Qualifying at Portimao on Saturday was hectic as Q2 was the first session of the weekend to be run in fully dry conditions.
This meant lap times improved throughout the 15-minute session as the track evolved, with top spot changing hands constantly.
Marquez was on a lap in the dying stages of Q2 that was set to put him onto provisional pole, but had the time taken away from him for passing yellow flags at the last corner brought out by team-mate Pol Espargaro crashing.
This ultimately dropped Marquez to ninth on the grid, but admitted the lap he was on was “nothing special” and held no ill feelings towards Espargaro.
“I’m happy for the speed we showed… it’s a bit like Austin,” Marquez said on Saturday after qualifying. “Happy for the speed we show but I was a bit unlucky.
“In the end, everyone improved in the end. Everyone was waiting for the last laps to push, because the track was coming better and better.
“But it’s true I was coming in a good lap… a solid lap, nothing special.
“But I knew in that condition normally I’m fast, so I said ‘Ok, I will do a solid lap but nothing special’. But when I arrived in the last corner I saw the yellow flag.
“I slowed down a bit but wanted to finish the lap to understand where I am.
“We start ninth, it’s not bad. It’s true it will be better starting in the second row, third row. But it’s like this.”

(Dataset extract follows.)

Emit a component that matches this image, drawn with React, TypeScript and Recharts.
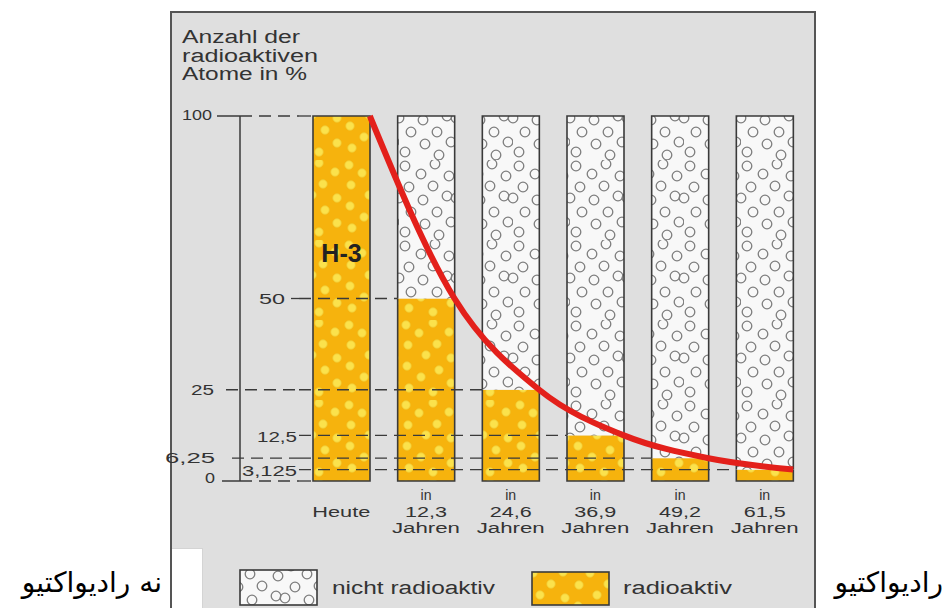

Marquez’s day began with a crash in the wet FP3 session, with the Honda rider landing on his head having been thrown over the highside.
Given his recent vision problems as a result of concussions, Marquez’s crash was some cause for concern.
But while he is aware the risk of vision problems returning should he have a big enough incident, Marquez says the one he had in FP3 was “normal”.
“I mean, of course when I decided to come in Austin this was one of the questions to my doctor,” he said when asked if crashing onto his head again and walking away unscathed was a relief.
“I said ‘if I land on my head again, what’s going to happen?’ He said it doesn’t mean that every time you land on your head and have an impact, the same [problems] will appear.
“You have a risk in Austin, in the next race, in the next year. It’s true, the Indonesia crash was a massive one.
“Here I crashed, I landed on my head and nothing happened. It’s true I have pain in my neck, but it was a normal crash. Nothing more.”
With Sunday’s race set to be dry, the 20-minute warm-up session will be the only track time riders will have to prepare a set-up for the grand prix.
Marquez says he will have to be lucky with tyre choice and set-up if he is to have a good race from ninth.
“Tomorrow will be an important warm-up,” he said. “We need to have a bit of luck in terms of tyre choice, in terms of base set-up because if you don’t have a base set-up in the warm-up you don’t have options to try in the race.
“You don’t have the time to try anything. So, if all these two things are in the correct way, we will try to do our 100% in the race.”